Biden rides into Turkish storm

Sunday 21/08/2016
A January 2016 file picture shows Turkish President Recep Tayyip Erdogan (L) meeting with US
Vice-President Joe Biden in Istanbul, Turkey.

Washington - US Vice-President Joe Biden is riding into a political storm as he em­barks on a crucial visit to Turkey with the goal of repairing growing discord between the two countries.
Biden’s visit — scheduled for August 24th — is the first by a top American government official since a failed coup against President Re­cep Tayyip Erdogan on July 15th. Er­dogan, who recently met with Rus­sian President Vladimir Putin, has complained that Turkey’s Western allies failed to show solidarity with the elected government in Ankara.
While the United States and the European Union condemned the uprising, they also called on Er­dogan to show restraint in going after suspected coup supporters. Some Western critics accuse him of launching a witch hunt against op­ponents of all stripes.
The West’s stance has angered pro-government forces in Turkey, the only predominantly Muslim NATO member and a US strategic ally since the 1950s. “Since July 15th, Western media have not stopped criminalising Turkey’s leader or people,” Saadet Oruc, a column­ist for the pro-Erdogan newspaper Daily Sabah, wrote recently. “It is as if Western media and decision mak­ers are dissatisfied that the coup at­tempt failed.”
The United States has taken the brunt of Turkish criticism; one Turkish minister suggested that the United States actually orchestrated the coup attempt, a charge that drew angry denials from Washing­ton. The harsh tone derives from the US rejection of Erdogan’s demand to immediately extradite Fethullah Gulen, a 77-year-old Islamic cleric and scholar whom Ankara accuses of being the coup’s mastermind. Gulen denies the accusation. Erdog­an has said America must choose between Turkey and Gulen.
Turkish news reports said initial­ly US Secretary of State John Kerry would visit Ankara but the Obama administration decided to send Biden instead as a sign it regards the tensions between the two allies as a very serious problem.
This will be Biden’s second visit to Turkey this year. His first, in Jan­uary, was overshadowed by differ­ences between Ankara and Wash­ington. On that visit, after meeting journalists known to be critical of Erdogan, Biden said locking up critics and curtailing internet free­dom was “not the kind of example that needs to be set”. In response, Ahmet Davutoglu, then Turkey’s prime minister, said that by meet­ing the dissident reporters Biden had not seen “the full picture”.
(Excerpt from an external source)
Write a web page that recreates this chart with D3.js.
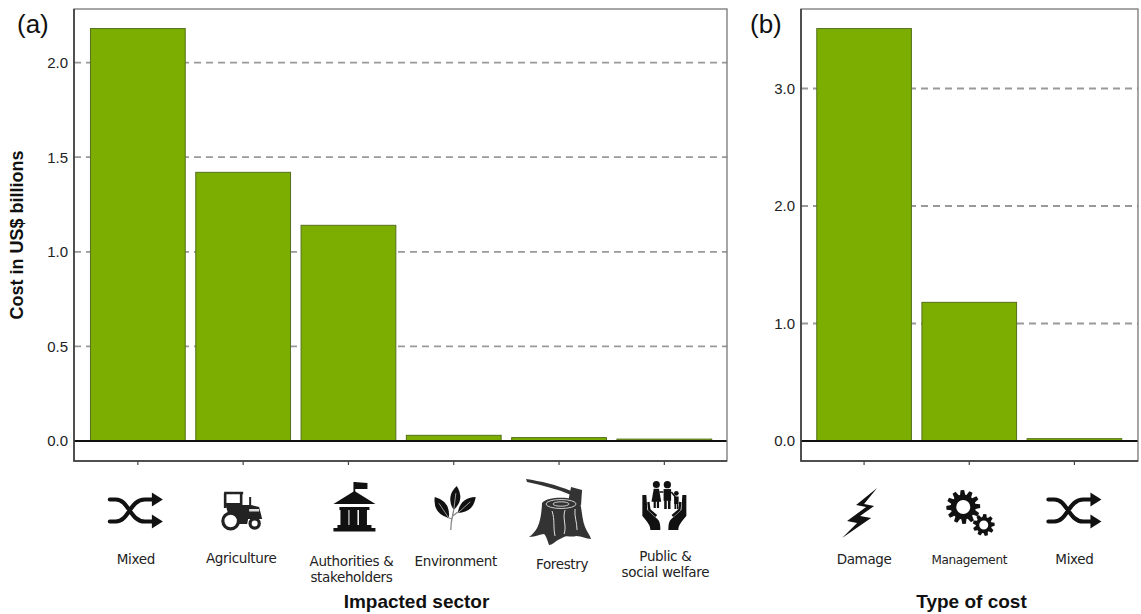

The forthcoming visit could have an even sharper tone. Apart from criticising Washington over Gulen, Turkey is angry over US support for Kurdish factions fighting the Islamic State (ISIS) in Syria. Turkish Foreign Minister Mevlut Cavusoglu has said Ankara expected Washington to keep its word and make Kurdish re­bels withdraw east of the Euphrates river in northern Syria following the capture of the town of Manbij from ISIS. Turkey is concerned that Syr­ian Kurds could carve out their own state along the border with Turkey. “The US needs to keep its promise,” Cavusoglu said.
Some observers in Washington have begun to question Turkey’s reliability as a strategic ally in the region. The Stimson Center, a think-tank, released a report saying that American nuclear weapons de­ployed in Turkey were under risk of “seizure by terrorists or other hos­tile forces”.
Ibrahim Karagul, editor of the pro-government daily Yeni Safak, called on Ankara to seize US nuclear weapons stored at the Incirlik air­base in southern Turkey. “Nuclear weapons in Incirlik must be handed over to Turkey,“ Karagul posted on Twitter, or “Turkey must take con­trol of the weapons by itself“.
Incirlik, which is about 200km from the Syrian border, has been used as a base for US and allied war­planes attacking ISIS positions in Syria. Turkish authorities claim the base was used by leaders of July’s coup attempt. The base’s power supply was cut temporarily as po­lice hunted for suspects.
The Congressional Research Ser­vice, the research arm of the US Congress, also expressed concern about the safety of nuclear weapons at Incirlik. “Most experts agree that the weapons at Incirlik are not, at this time, vulnerable to theft or loss of control,” the report said, “but many have questioned the wisdom of the continued deployment of US nuclear weapons in Europe, in gen­eral, and in Turkey, in particular.”
Concerns about Turkey have sur­faced in other Western countries as well. According to a leaked govern­ment document, Germany is wor­ried about Erdogan’s sympathies for the Muslim Brotherhood and Hamas and fears that Turkey had become a “platform for action for Islamist groups” in the region, according to German state broadcaster ARD.
In Washington, experts said the United States should end its reli­ance on Turkey. Steven Cook, of the Council on Foreign Relations, told a panel at the Hoover Institution in Washington: “We cannot build a relationship on mythology”, in ref­erence to the Cold War cooperation between the two countries.
“Looking at the costs and benefits of this relationship,” Cook said, “it may be time for the United States to think about alternatives.”